Ce régime de subventions est devenu de plus en plus coûteux à supporter et à maintenir pour la Tunisie, compromettant la viabilité macro-fiscale et alourdissant le déficit commercial, en particulier lorsque les prix internationaux de l’énergie sont élevés.

15% des dépenses publiques

Les subventions énergétiques ont constitué une dépense importante dans le budget de la Tunisie, représentant en moyenne 6,4% des dépenses publiques et 2,14% du PIB sur la période 2011–2021. Mais la récente augmentation des prix mondiaux des produits de base a fait grimper les subventions énergétiques, qui ont représenté 5,3% du PIB en 2022 et 15% des dépenses publiques, confirmant la forte corrélation des subventions avec le prix international du pétrole et le taux de change et soulignant la dépendance croissante de la Tunisie vis-à-vis des importations d’énergie. Alors qu’en 2010, 7% seulement des importations permettaient au pays de répondre à sa demande d’énergie, en 2022, les importations ont représenté 50% de la demande. Cela se traduit par une facture d’importation d’énergie de 15 milliards de dinars, soit 10,3% du PIB, qui explique la plus grande partie de l’augmentation du déficit du compte courant en 2022. Pour sa part, le gouvernement estime que les subventions à l’énergie devraient diminuer de 26% en 2023, grâce à des prix internationaux plus favorables et à des ajustements tarifaires, alors qu’elles représenteraient encore 5,7 milliards de dinars (soit 3,5% du PIB). Mais les fortes fluctuations du prix international du pétrole et la dépréciation du dinar font que les subventions réelles sont bien plus élevées que les subventions budgétisées sur la base des projections initiales du prix du carburant et du taux de change, comme ce fut le cas en 2022. Et avec une marge de manœuvre budgétaire de plus en plus étroite, le gouvernement a rencontré depuis plusieurs années des difficultés à combler ces écarts, ce qui a entraîné des déficits financiers et un endettement accru des entreprises publiques absorbant le coût des subventions non versées.

Des risques d’insolvabilité croissants

La Steg, par exemple, connaît des déficits financiers depuis 2011. En 2021, son déficit comptable s’élevait à 377 millions de dinars, mais son déficit réel aurait été plus élevé sans les 2,9 milliards de dinars de prêts à court terme et les retards de paiement aux fournisseurs. On s’attend à ce que le déficit financier et la dette augmentent encore plus en 2022 étant donné la flambée du prix international du pétrole. Ces stratégies de couverture des besoins financiers sont coûteuses à la fois pour les entreprises publiques — car les prêts à court terme sont chers — et pour les fournisseurs, dont la trésorerie reste incertaine.

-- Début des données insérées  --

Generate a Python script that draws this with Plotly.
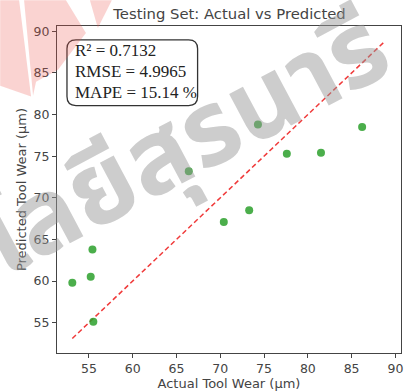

Les déficits grandissants et la difficulté à contrôler les risques liés aux coûts réduisent la capacité des entreprises publiques à planifier et à investir pour garantir la sécurité de l’approvisionnement énergétique, alors que la viabilité financière des entreprises étatiques liées à l’énergie est non seulement fondamentale pour maintenir la viabilité des finances publiques, mais elle est également essentielle pour assurer la viabilité des secteurs. La Steg en est un bon exemple. La profonde crise financière que traverse la société en raison de la difficulté de l’État à couvrir les pertes liées aux subventions, y compris les contraintes de liquidité et les risques d’insolvabilité croissants, compromet sa capacité à investir. Cette situation peut à son tour compromettre sa capacité à assurer un approvisionnement fiable du pays en électricité à l’heure où la consommation d’électricité a augmenté à un rythme élevé, avec une augmentation moyenne de 3% par an entre 2010 et 2021.

La plus faible production en renouvelable

Les risques associés à la viabilité financière de la Steg et le maintien des prix de l’énergie à un niveau artificiellement bas et les subventions nuisent également à la transition verte. Dans le cas des investissements privés dans les énergies renouvelables, la Steg est à la fois acheteur d’électricité et chargée d’intégrer les énergies renouvelables dans le réseau de transport. Sa crise financière compromet donc sa capacité à acheter de l’électricité à des producteurs indépendants produisant des énergies renouvelables. En outre, les faibles prix de l’électricité associés aux subventions énergétiques réduisent directement les incitations privées à investir dans les énergies renouvelables. En effet, pour les auto-producteurs, les économies réalisées grâce à la production d’énergie renouvelable sont proportionnelles aux prix en vigueur. En partie à cause de ces facteurs dissuasifs, la croissance de la production tunisienne en renouvelable est restée timide. En 2021, la Tunisie faisait partie des pays où la part des énergies renouvelables dans la production d’électricité était la plus faible, enregistrant très peu de progrès au cours de la dernière décennie, contrairement à des pays aux conditions géo-climatiques similaires comme le Maroc, la Jordanie, la Turquie ou le Kenya. Pour des raisons similaires, les faibles prix des carburants ont également étouffé les investissements dans les technologies économes en énergie et respectueuses de l’environnement, notamment dans les secteurs du transport, du bâtiment et de l’industrie, compromettant ainsi la transition verte globale de la Tunisie.